I am frequently surprised how common some connection to adoption is. If you were an adoptee, how would YOU have felt if your teacher in school openly shared with the classroom information about her “adoption journey” as it is ongoing? How would hearing details about “matching” and “failed adoptions have affected you!? How would a “slideshow” announcing the birth of teacher’s adopted child affect you?

These questions were put to my all things adoption group – and adoptees and former foster youth were asked to be the only responders (and not parents who had given a child up for adoption, adoptive parents or foster caregivers).

Some replies –

I would have been so uncomfortable but wouldn’t have known how to voice that as a student. Even now as an adult who is coming into my power, I still shake like a leaf when I speak my truth about the trauma of adoption.

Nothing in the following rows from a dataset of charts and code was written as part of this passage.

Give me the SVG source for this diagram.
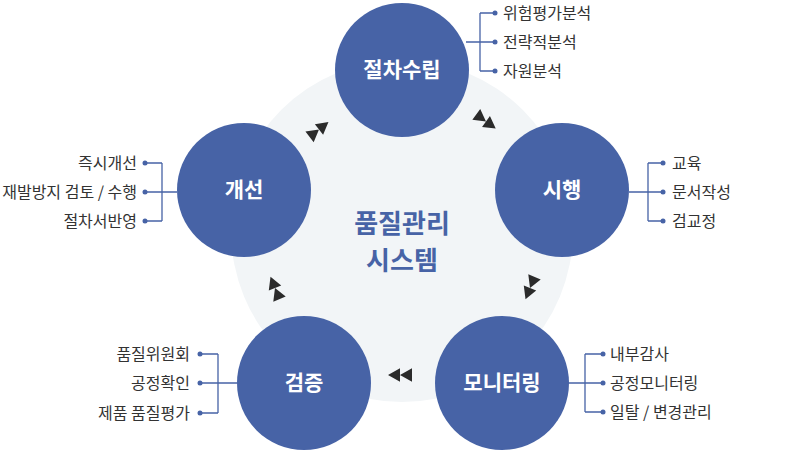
<svg xmlns="http://www.w3.org/2000/svg" width="800" height="456" viewBox="0 0 800 456">
<style>
.node{fill:#4763a6}
.nl{font-family:"Noto Sans CJK KR","Noto Sans",sans-serif;font-weight:700;font-size:21px;fill:#fff;text-anchor:middle}
.ct{font-family:"Noto Sans CJK KR","Noto Sans",sans-serif;font-weight:700;font-size:26px;fill:#4763a6;text-anchor:middle}
.it{font-family:"Noto Sans CJK KR","Noto Sans",sans-serif;font-size:16px;fill:#333}
.r{text-anchor:end}
.ln{fill:none;stroke:#4763a6;stroke-width:1.3}
.dot{fill:#4763a6}
.ar{fill:#2b2b2b}
</style>
<defs>
<g id="dbl"><path class="ar" d="M-12,0 L0,-6.7 L0,6.7 Z M0,0 L12,-6.7 L12,6.7 Z"/></g>
</defs>
<circle cx="402" cy="231" r="171" fill="#f2f5f7"/>
<g id="center"><text class="ct" x="402" y="233">품질관리</text><text class="ct" x="402" y="270">시스템</text></g>
<g id="connectors">
<path class="ln" d="M466,42 H480 M480,13 V71 M480,13 H495 M480,42 H495 M480,71 H495"/>
<path class="ln" d="M629,192 H648 M648,163 V221 M648,163 H663 M648,192 H663 M648,221 H663"/>
<path class="ln" d="M177,192 H162 M162,163 V221 M162,163 H145 M162,192 H145 M162,221 H145"/>
<path class="ln" d="M237,383 H218 M218,354 V413 M218,354 H200 M218,383 H200 M218,413 H200"/>
<path class="ln" d="M568,383 H585 M585,354 V412 M585,354 H603 M585,383 H603 M585,412 H603"/>
<g class="dot">
<circle cx="495" cy="13" r="2.5"/><circle cx="495" cy="42" r="2.5"/><circle cx="495" cy="71" r="2.5"/>
<circle cx="663" cy="163" r="2.5"/><circle cx="663" cy="192" r="2.5"/><circle cx="663" cy="221" r="2.5"/>
<circle cx="145" cy="163" r="2.5"/><circle cx="145" cy="192" r="2.5"/><circle cx="145" cy="221" r="2.5"/>
<circle cx="200" cy="354" r="2.5"/><circle cx="200" cy="383" r="2.5"/><circle cx="200" cy="413" r="2.5"/>
<circle cx="603" cy="354" r="2.5"/><circle cx="603" cy="383" r="2.5"/><circle cx="603" cy="412" r="2.5"/>
</g>
<use href="#dbl" transform="translate(400,375)"/>
<use href="#dbl" transform="translate(275,288) rotate(68)"/>
<use href="#dbl" transform="translate(319,129.5) rotate(142)"/>
<use href="#dbl" transform="translate(486,121.5) rotate(-144)"/>
<use href="#dbl" transform="translate(530,288) rotate(-68)"/>
</g>
<g id="n1"><circle class="node" cx="402" cy="70" r="67"/><text class="nl" x="402" y="77">절차수립</text>
<text class="it" x="503" y="19">위험평가분석</text><text class="it" x="503" y="48">전략적분석</text><text class="it" x="503" y="77">자원분석</text></g>
<g id="n2"><circle class="node" cx="562" cy="190" r="67"/><text class="nl" x="562" y="197">시행</text>
<text class="it" x="672" y="169">교육</text><text class="it" x="672" y="198">문서작성</text><text class="it" x="672" y="227">검교정</text></g>
<g id="n3"><circle class="node" cx="502" cy="383" r="67"/><text class="nl" x="502" y="390">모니터링</text>
<text class="it" x="610" y="360">내부감사</text><text class="it" x="610" y="389">공정모니터링</text><text class="it" x="610" y="418">일탈 / 변경관리</text></g>
<g id="n4"><circle class="node" cx="304" cy="383" r="67"/><text class="nl" x="304" y="390">검증</text>
<text class="it r" x="190" y="360">품질위원회</text><text class="it r" x="190" y="389">공정확인</text><text class="it r" x="190" y="419">제품 품질평가</text></g>
<g id="n5"><circle class="node" cx="244" cy="190" r="67"/><text class="nl" x="244" y="197">개선</text>
<text class="it r" x="137" y="169">즉시개선</text><text class="it r" x="137" y="198">재발방지 검토 / 수행</text><text class="it r" x="137" y="227">절차서반영</text></g>
</svg>
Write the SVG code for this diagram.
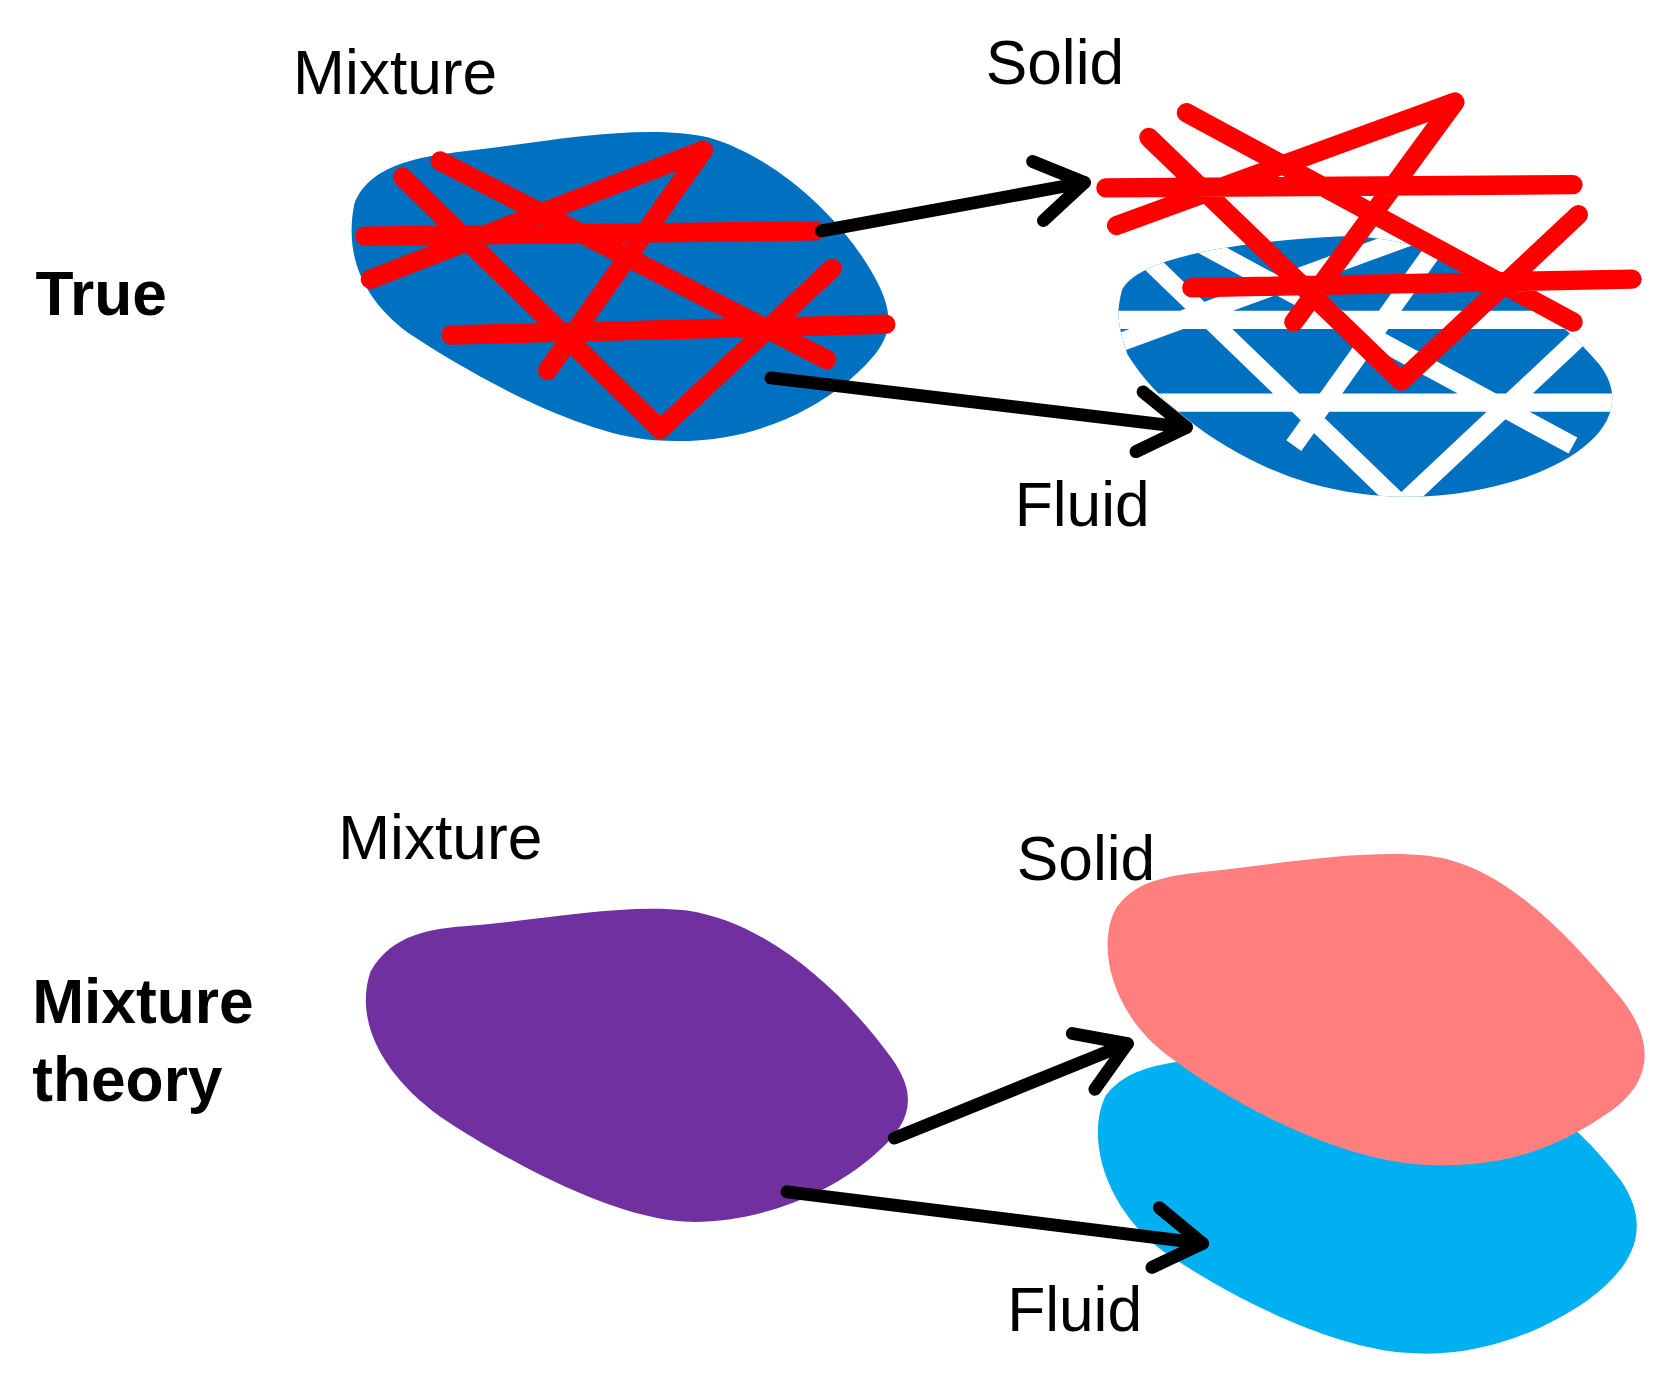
<svg xmlns="http://www.w3.org/2000/svg" width="1675" height="1377" viewBox="0 0 1675 1377">
<style>
.t{font-family:"Liberation Sans",Arial,sans-serif;font-size:58px;fill:#000}
.b{font-weight:bold}
.red{stroke:#FF0000;stroke-width:18;fill:none;stroke-linecap:round;stroke-linejoin:round}
.wht{stroke:#FFFFFF;stroke-width:17;fill:none}
.arr{stroke:#000;stroke-width:12;fill:none;stroke-linecap:round;marker-end:url(#ah)}
</style>
<defs>
<marker id="ah" markerUnits="userSpaceOnUse" viewBox="-55 -40 65 80" refX="0" refY="0" markerWidth="65" markerHeight="80" orient="auto">
<path d="M-44,-28 L0,0 L-44,28" fill="none" stroke="#000" stroke-width="12" stroke-linecap="round" stroke-linejoin="round"/>
</marker>
<clipPath id="fc"><path d="M1045,270 C1060,240 1150,225 1250,220 C1350,220 1440,280 1490,340 C1520,380 1490,420 1420,445 C1360,465 1290,470 1220,450 C1150,430 1080,380 1050,330 C1040,300 1040,290 1045,270 Z"/></clipPath>
</defs>
<rect width="1675" height="1377" fill="#fff"/>
<g transform="scale(1.0737)">
<g id="true-mixture">
<path d="M330,190 C345,150 400,145 440,140 C520,130 600,115 660,128 C720,145 780,200 810,250 C840,300 830,320 790,355 C740,395 680,415 610,410 C540,405 440,350 380,310 C340,280 320,240 330,190 Z" fill="#0070C0"/>
<path class="red" d="M340,220 L760,215 M345,260 L655,140 L510,345 M410,150 L770,335 M375,165 L615,400 L775,250 M420,312 L825,302"/>
</g>
<g id="true-fluid">
<path d="M1045,270 C1060,240 1150,225 1250,220 C1350,220 1440,280 1490,340 C1520,380 1490,420 1420,445 C1360,465 1290,470 1220,450 C1150,430 1080,380 1050,330 C1040,300 1040,290 1045,270 Z" fill="#0070C0"/>
<g clip-path="url(#fc)">
<path class="wht" d="M1040,320 L1355,205 L1205,415 M1105,220 L1465,415 M1070,243 L1305,470 L1470,315 M1030,298 L1510,298 M1040,375 L1520,375"/>
</g>
</g>
<g id="true-solid">
<path class="red" d="M1040,210 L1355,95 L1205,300 M1105,105 L1465,300 M1070,128 L1305,355 L1470,200 M1030,175 L1465,172 M1110,268 L1520,260"/>
</g>
<g id="mt-mixture">
<path d="M345,905 C365,870 400,865 440,862 C520,855 580,842 640,848 C720,860 790,930 830,985 C855,1020 850,1045 815,1075 C770,1115 700,1140 640,1138 C570,1135 470,1080 410,1040 C355,1000 330,950 345,905 Z" fill="#7030A0"/>
</g>
<g id="mt-fluid">
<path d="M1030,1020 C1050,995 1080,990 1130,985 C1220,978 1300,975 1360,990 C1430,1010 1480,1060 1510,1100 C1540,1145 1520,1180 1480,1210 C1430,1245 1370,1265 1310,1260 C1240,1255 1150,1210 1090,1170 C1030,1130 1010,1060 1030,1020 Z" fill="#00B0F0"/>
</g>
<g id="mt-solid">
<path d="M1040,845 C1060,818 1090,815 1140,810 C1220,800 1280,792 1330,797 C1400,805 1460,870 1510,930 C1545,975 1535,1010 1500,1035 C1450,1070 1400,1088 1330,1085 C1250,1082 1150,1030 1090,985 C1035,945 1020,880 1040,845 Z" fill="#FF7F7F"/>
</g>
<g id="connectors">
<path class="arr" d="M765,215 L1010,170"/>
<path class="arr" d="M718,352 L1105,398"/>
<path class="arr" d="M833,1060 L1050,972"/>
<path class="arr" d="M733,1110 L1120,1158"/>
</g>
<g id="labels">
<text class="t" x="273" y="88">Mixture</text>
<text class="t" x="918" y="78">Solid</text>
<text class="t b" x="33" y="293">True</text>
<text class="t" x="945" y="490">Fluid</text>
<text class="t" x="315" y="800">Mixture</text>
<text class="t" x="947" y="820">Solid</text>
<text class="t b" x="30" y="953">Mixture</text>
<text class="t b" x="30" y="1025">theory</text>
<text class="t" x="938" y="1240">Fluid</text>
</g>
</g>
</svg>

My 5th grade teacher adopted a boy they were fostering. It wasn’t infant adoption with that whole journey, but we all certainly knew this boy. He was always in her classroom during lunch or after school. As I was only 10, I guess it solidified a lot of the propaganda I was fed my whole life. I liked it because I felt like I related to it? I didn’t know any other adoptees at the time. But I was a child! As an adult out of the fog, looking back, I feel very uncomfortable about it. I’m not sure how else to say it.

I would have felt very awkward. It seems so very personal to share with people at school. Especially children. They aren’t in a position to understand or put into context what any of that means. I would also feel that it was attention seeking behavior. It’s just someone playing at being a hero. No thanks.

Would have made me f**king uncomfortable as a kid, and it makes me furious as an adult. Don’t freaking normalize the act of switching babies from one family to another. We need kids growing up with a better understanding of how damaging our current way of dealing with family disfunction is. If this was one of my kids teachers I would demand it stop.

I would still keep my own adoption a secret. And I would feel terrorized.

I was very much “in the fog” for my entire childhood and most of adulthood so I wouldn’t have noticed anything problematic about it. I wanted to be like other kids so much that I probably would have been kind of glad to see someone else in my daily life was affected by adoption too, as it would mean I would be less singled out as having an alternative family structure.

I have to say I find the failed adoption thing the weirdest part, then and now. I was always assured that adoption was permanent and they wouldn’t have it any other way so I’m sure that probably would have made me feel …uncomfortable? Normalizing the process of ….deciding you don’t want that child after all. That is what they mean by failed adoption, right?

Someone else thought that last one wasn’t what was meant in this particular situation (though sadly such a think as second chance adoptions actually do happen in reality). So the counter response was – I have to imagine by failed adoption they mean the baby’s natural parents decided not to go through with the adoption. Which is always disturbing. Hopeful adoptive parents act like that was something bad that someone did to them, or they were “tricked” or that someone took their baby away.

I would have been so upset and not even known why because that’s pretty much how triggering worked when I was a kid. I can look back and connect all the dots now, but not then. I would have been a mess. It would have manifested into days and maybe weeks of negative behavior to myself and to others.

This makes my stomach churn now. I can imagine it would have affected me similarly at the time but I wouldn’t have known exactly why.

I remember being 11 or 12 years old, when the a teacher started talking to me about Child Protective Services and my potential removal. I know it’s not the same but I heavily didn’t want to associate home life and school life. Because it’s their personal thing, OK mention it once I hear you, but it would have me outright avoiding their class, probably with some defiance, if it were repetitive. I don’t know if I would have even had the language then to express my feelings.

If you doubt adoptees suffer trauma, consider what the above adoptees have said consistently.